Material:

------------------------------------------------------------------------

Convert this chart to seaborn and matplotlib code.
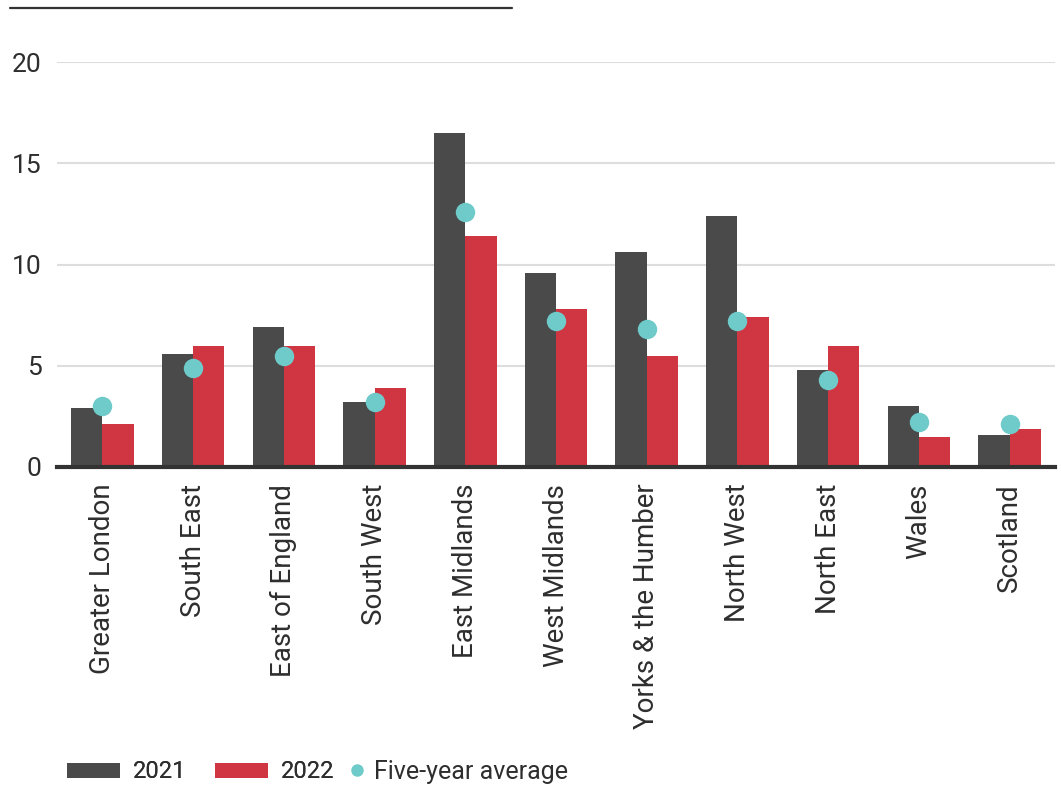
import matplotlib
matplotlib.use("Agg")
import matplotlib.pyplot as plt
from matplotlib.patches import Patch
from matplotlib.lines import Line2D
import seaborn as sns
import pandas as pd

regions = ["Greater London", "South East", "East of England", "South West",
           "East Midlands", "West Midlands", "Yorks & the Humber", "North West",
           "North East", "Wales", "Scotland"]
values_2021 = [2.9, 5.6, 6.9, 3.2, 16.5, 9.6, 10.6, 12.4, 4.8, 3.0, 1.6]
values_2022 = [2.1, 6.0, 6.0, 3.9, 11.4, 7.8, 5.5, 7.4, 6.0, 1.5, 1.9]
five_year_avg = [3.0, 4.9, 5.5, 3.2, 12.6, 7.2, 6.8, 7.2, 4.3, 2.2, 2.1]
y_ticks = [0, 5, 10, 15, 20]

c2021 = "#4a4a4a"
c2022 = "#d03642"
cavg = "#6fcaca"
text_c = "#2e2e2e"

sns.set_theme(style="white")
plt.rcParams["font.family"] = ["Roboto", "DejaVu Sans"]

bars = pd.DataFrame({
    "region": regions * 2,
    "value": values_2021 + values_2022,
    "year": ["2021"] * len(regions) + ["2022"] * len(regions),
})
avg = pd.DataFrame({"region": regions, "avg": five_year_avg})

fig = plt.figure(figsize=(10.61, 7.86), dpi=100)
ax = fig.add_axes([57 / 1061, 1 - 467 / 786, (1055 - 57) / 1061, (467 - 62) / 786])

sns.barplot(data=bars, x="region", y="value", hue="year", order=regions,
            palette={"2021": c2021, "2022": c2022}, width=0.69, gap=0,
            saturation=1, ax=ax, legend=False, edgecolor="none", linewidth=0)
sns.stripplot(data=avg, x="region", y="avg", order=regions, jitter=False,
              color=cavg, size=14, linewidth=0, ax=ax, zorder=5)

ax.set_xlim(-0.5, len(regions) - 0.5)
ax.set_ylim(0, 20)
ax.set_yticks(y_ticks)
ax.set_xlabel("")
ax.set_ylabel("")
ax.yaxis.grid(True, color="#dddddd", linewidth=1.5)
ax.set_axisbelow(True)
for s in ["top", "right", "left"]:
    ax.spines[s].set_visible(False)
ax.spines["bottom"].set_color("#333333")
ax.spines["bottom"].set_linewidth(3)
ax.tick_params(axis="both", length=0, labelcolor=text_c)
ax.tick_params(axis="x", pad=12, labelsize=20)
ax.tick_params(axis="y", pad=11, labelsize=19)
plt.setp(ax.get_xticklabels(), rotation=90)

# rule across the top
fig.add_artist(Line2D([10 / 1061, 512 / 1061], [1 - 8 / 786, 1 - 8 / 786],
                      color="#333333", linewidth=1.6, transform=fig.transFigure))

# legend: bar swatches, then the average marker with a tighter handle
bar_handles = [
    Patch(facecolor=c2021, edgecolor="none", label="2021"),
    Patch(facecolor=c2022, edgecolor="none", label="2022"),
]
leg1 = fig.legend(handles=bar_handles, loc="center left",
                  bbox_to_anchor=(67 / 1061, 1 - 772 / 786),
                  ncol=2, frameon=False, fontsize=17, labelcolor=text_c,
                  handlelength=2.25, handleheight=0.6, handletextpad=0.55,
                  columnspacing=1.2, borderaxespad=0, borderpad=0)
avg_handle = [Line2D([0], [0], marker="o", linestyle="none", markersize=9,
                     markerfacecolor=cavg, markeredgewidth=0,
                     label="Five-year average")]
fig.legend(handles=avg_handle, loc="center left",
           bbox_to_anchor=(347 / 1061, 1 - 772 / 786),
           frameon=False, fontsize=18, labelcolor=text_c,
           handlelength=0.8, handletextpad=0.3, borderaxespad=0, borderpad=0)
fig.add_artist(leg1)

fig.savefig("out.png", dpi=100)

------------------------------------------------------------------------

Task objective:
Transcribe exactly, with no pictures, the lines running from the first line of the material through the line holding "color=cavg, size=14, linewidth=0, ax=ax, zorder=5)".

Response to this task:
Convert this chart to seaborn and matplotlib code.
import matplotlib
matplotlib.use("Agg")
import matplotlib.pyplot as plt
from matplotlib.patches import Patch
from matplotlib.lines import Line2D
import seaborn as sns
import pandas as pd

regions = ["Greater London", "South East", "East of England", "South West",
           "East Midlands", "West Midlands", "Yorks & the Humber", "North West",
           "North East", "Wales", "Scotland"]
values_2021 = [2.9, 5.6, 6.9, 3.2, 16.5, 9.6, 10.6, 12.4, 4.8, 3.0, 1.6]
values_2022 = [2.1, 6.0, 6.0, 3.9, 11.4, 7.8, 5.5, 7.4, 6.0, 1.5, 1.9]
five_year_avg = [3.0, 4.9, 5.5, 3.2, 12.6, 7.2, 6.8, 7.2, 4.3, 2.2, 2.1]
y_ticks = [0, 5, 10, 15, 20]

c2021 = "#4a4a4a"
c2022 = "#d03642"
cavg = "#6fcaca"
text_c = "#2e2e2e"

sns.set_theme(style="white")
plt.rcParams["font.family"] = ["Roboto", "DejaVu Sans"]

bars = pd.DataFrame({
    "region": regions * 2,
    "value": values_2021 + values_2022,
    "year": ["2021"] * len(regions) + ["2022"] * len(regions),
})
avg = pd.DataFrame({"region": regions, "avg": five_year_avg})

fig = plt.figure(figsize=(10.61, 7.86), dpi=100)
ax = fig.add_axes([57 / 1061, 1 - 467 / 786, (1055 - 57) / 1061, (467 - 62) / 786])

sns.barplot(data=bars, x="region", y="value", hue="year", order=regions,
            palette={"2021": c2021, "2022": c2022}, width=0.69, gap=0,
            saturation=1, ax=ax, legend=False, edgecolor="none", linewidth=0)
sns.stripplot(data=avg, x="region", y="avg", order=regions, jitter=False,
              color=cavg, size=14, linewidth=0, ax=ax, zorder=5)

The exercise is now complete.